Queen singles chronology
| "Teo Torriatte (Let Us Cling Together)" (1977) | "Good Old-Fashioned Lover Boy" (1977) | "Long Away" (1977) |

Music video
- "Good Old-Fashioned Lover Boy" on YouTube

= Good Old-Fashioned Lover Boy =

1976 song from the band Queen

"Good Old-Fashioned Lover Boy" is the eighth track from the British rock band Queen's 1976 album A Day at the Races, written by Freddie Mercury. It was also released as a single in 1977 on 7-inch vinyl. It was one of several British music hall-inspired songs composed by members of the band. It reached number 17 on the UK Singles Chart.

==Background and composition==

The song begins with a piano and vocal introduction by Mercury, then continues, with the bass and drums adding on, at the start of the chorus.
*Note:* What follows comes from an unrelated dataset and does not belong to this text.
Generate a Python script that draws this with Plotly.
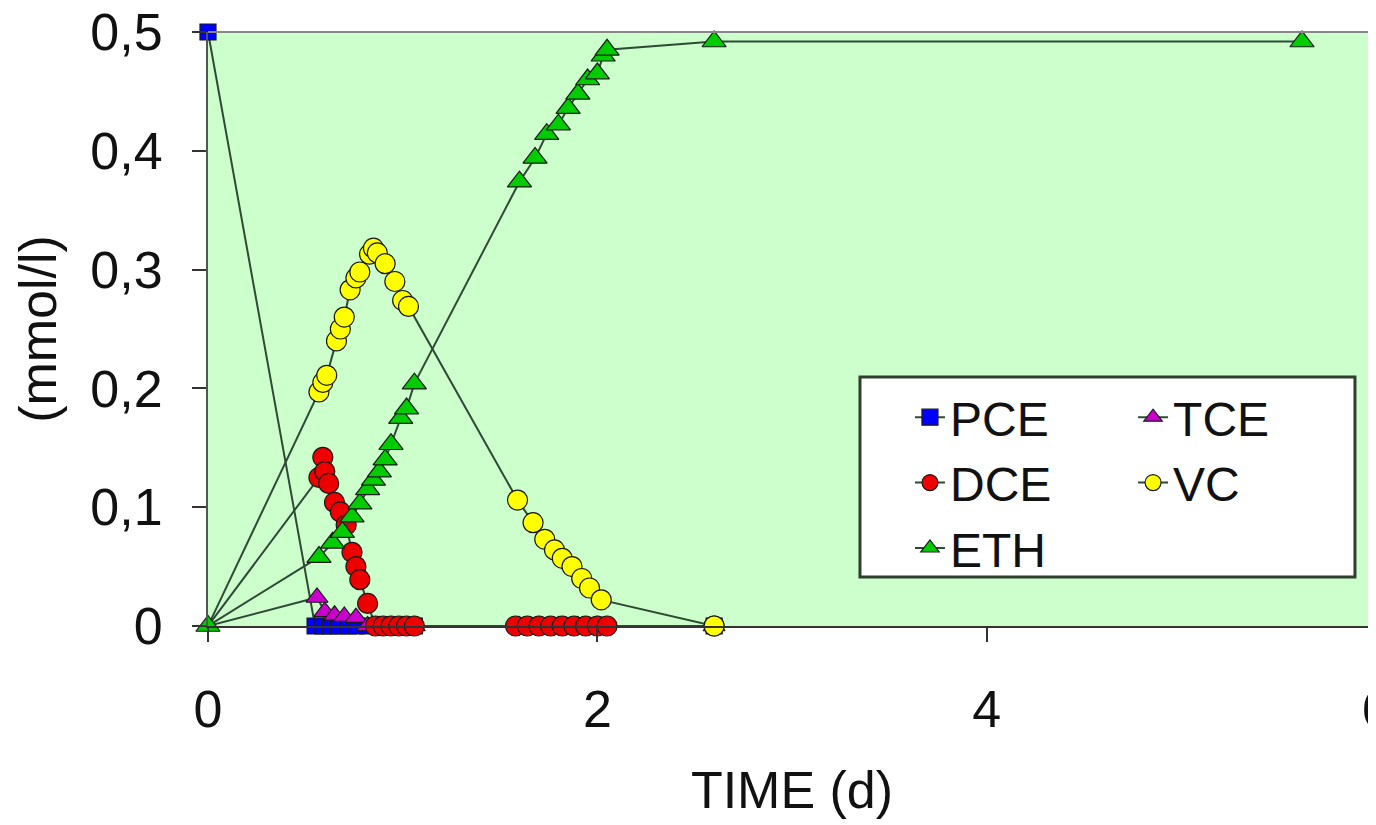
import plotly.graph_objects as go

# ---- data ----
pce_t = [0, 0.55, 0.59, 0.63, 0.67, 0.72, 0.76, 0.82, 0.88, 0.94, 1.00, 1.06, 1.60, 1.70, 1.80, 1.90, 2.00, 2.60]
pce_c = [0.50, 0, 0, 0, 0, 0, 0, 0, 0, 0, 0, 0, 0, 0, 0, 0, 0, 0]

tce_t = [0, 0.56, 0.60, 0.65, 0.70, 0.76, 0.82, 0.88, 0.94, 1.00, 1.06, 1.60, 1.70, 1.80, 1.90, 2.00, 2.60]
tce_c = [0, 0.024, 0.012, 0.009, 0.008, 0.007, 0, 0, 0, 0, 0, 0, 0, 0, 0, 0, 0]

dce_t = [0, 0.57, 0.59, 0.60, 0.62, 0.65, 0.68, 0.71, 0.74, 0.76, 0.78, 0.82,
         0.86, 0.90, 0.94, 0.98, 1.02, 1.06,
         1.58, 1.64, 1.70, 1.76, 1.82, 1.88, 1.94, 2.00, 2.05, 2.60]
dce_c = [0, 0.125, 0.142, 0.130, 0.120, 0.104, 0.096, 0.085, 0.062, 0.050, 0.039, 0.019,
         0, 0, 0, 0, 0, 0,
         0, 0, 0, 0, 0, 0, 0, 0, 0, 0]

vc_t = [0, 0.57, 0.59, 0.61, 0.66, 0.68, 0.70, 0.73, 0.76, 0.78, 0.83, 0.85, 0.87,
        0.91, 0.96, 1.00, 1.03, 1.59, 1.67, 1.73, 1.78, 1.82, 1.87, 1.92, 1.96, 2.02, 2.60]
vc_c = [0, 0.197, 0.205, 0.211, 0.240, 0.250, 0.260, 0.283, 0.293, 0.298, 0.313, 0.318, 0.314,
        0.305, 0.290, 0.274, 0.269, 0.106, 0.087, 0.073, 0.064, 0.057, 0.050, 0.040, 0.032, 0.022, 0.0]

eth_t = [0, 0.57, 0.64, 0.69, 0.74, 0.78, 0.82, 0.85, 0.88, 0.91, 0.94, 0.99, 1.02, 1.06,
         1.60, 1.68, 1.74, 1.80, 1.85, 1.90, 1.95, 2.00, 2.03, 2.05, 2.60, 5.62]
eth_c = [0, 0.058, 0.070, 0.079, 0.092, 0.103, 0.115, 0.123, 0.130, 0.140, 0.153, 0.175, 0.183, 0.204,
         0.374, 0.394, 0.414, 0.422, 0.436, 0.448, 0.460, 0.465, 0.480, 0.485, 0.492, 0.492]

x_ticks = [0, 2, 4, 6]
y_ticks = [0, 0.1, 0.2, 0.3, 0.4, 0.5]

FONT = "Liberation Sans, Arial, sans-serif"
LINE = "#2F4A35"
EDGE = "#1a1a1a"

# name, x, y, symbol, colour, size, marker at t=0 visible, legend column
series = [
    ("PCE", pce_t, pce_c, "square", "#0000FF", 16, True, "legend"),
    ("TCE", tce_t, tce_c, "triangle-up", "#CC00CC", 19, False, "legend2"),
    ("DCE", dce_t, dce_c, "circle", "#EE0000", 20, False, "legend"),
    ("VC", vc_t, vc_c, "circle", "#FFFF00", 20, False, "legend2"),
    ("ETH", eth_t, eth_c, "triangle-up", "#00CC00", 21, True, "legend"),
]

fig = go.Figure()
for name, t, c, sym, col, size, show_first, leg in series:
    sizes = [size] * len(t)
    if not show_first:
        sizes[0] = 0
    fig.add_trace(go.Scatter(
        x=t, y=c, name=name, mode="lines+markers", legend=leg,
        line=dict(color=LINE, width=2),
        marker=dict(symbol=sym, color=col, size=sizes, opacity=1,
                    line=dict(color=EDGE, width=1.2)),
        cliponaxis=False,
    ))

# page body has an 8px margin: figure is 8px smaller so the plot sits where the reference's does
W, H = 1376 - 8, 825 - 8
leg_font = dict(family=FONT, size=48, color="#111")
fig.update_layout(
    width=W, height=H,
    margin=dict(l=200, r=0, t=24, b=199, autoexpand=False),
    paper_bgcolor="white",
    plot_bgcolor="#CCFFCC",
    separators=",.",
    font=dict(family=FONT, size=52, color="#111"),
    showlegend=True,
    legend=dict(orientation="v", x=0.601, y=0.415, xanchor="left", yanchor="top",
                bgcolor="rgba(0,0,0,0)", borderwidth=0, font=leg_font),
    legend2=dict(orientation="v", x=0.792, y=0.415, xanchor="left", yanchor="top",
                 bgcolor="rgba(0,0,0,0)", borderwidth=0, font=leg_font),
)

fig.update_xaxes(
    range=[0, 6], tickvals=x_ticks, showgrid=False, zeroline=False,
    automargin=False, ticklabeloverflow="allow",
    showline=True, linecolor="#333", linewidth=2, mirror=False,
    ticks="outside", ticklen=14, tickwidth=2, tickcolor="#333",
    ticklabelstandoff=23,
    title=dict(text="TIME (d)", standoff=34, font=dict(family=FONT, size=52)),
)
fig.update_yaxes(
    range=[0, 0.5], tickvals=y_ticks, showgrid=False, zeroline=False,
    automargin=False, ticklabeloverflow="allow",
    showline=True, linecolor="#555", linewidth=2,
    ticks="outside", ticklen=14, tickwidth=2, tickcolor="#333",
    ticklabelstandoff=19,
    title=dict(text="(mmol/l)", standoff=17, font=dict(family=FONT, size=52)),
)

# top border of the plot area
fig.add_shape(type="line", xref="paper", yref="paper", x0=0, x1=1, y0=1, y1=1,
              line=dict(color="#888", width=2))
# legend box (white, framed) behind the two legend columns
fig.add_shape(type="rect", xref="paper", yref="paper", layer="above",
              x0=0.5582, x1=0.982, y0=0.0825, y1=0.419,
              fillcolor="white", line=dict(color="#2F3F2F", width=3))

fig.write_html("out.html")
The second verse is sung, followed by another chorus. At this point, the drums, bass and guitar drop out, which then leads into the bridge, sung by Mercury and Mike Stone ("Hey boy where'd you get it from, hey boy where did you go?"). Following the Brian May guitar solo, another verse is sung, and then the chorus ends the track.

The song describes how "a good old-fashioned lover boy" is looking forward to a night of revelry and romance.

==Live performances and other appearances==

It was partially mimed by the band for the BBC and aired on Top of the Pops. The Top of the Pops version also has drummer Roger Taylor singing Mike Stone's line.

The song was also performed live from A Day at the Races Tour until the end of the News of the World Tour. It was performed in a medley after "Killer Queen", and was the first two verses, followed by the final chorus.

==Personnel==
- Freddie Mercury – lead and backing vocals, piano
- Brian May – guitars, backing vocals
- Roger Taylor – drums, triangle, woodblocks, backing vocals
- John Deacon – bass
- Mike Stone – additional vocals

==Certifications==

| Region | Certification | Certified units/sales |
| New Zealand (RMNZ) | Gold | 15,000^{‡} |
| United Kingdom (BPI) | Gold | 400,000^{‡} |
| United States (RIAA) | Gold | 500,000^{‡} |
^{‡} Sales+streaming figures based on certification alone.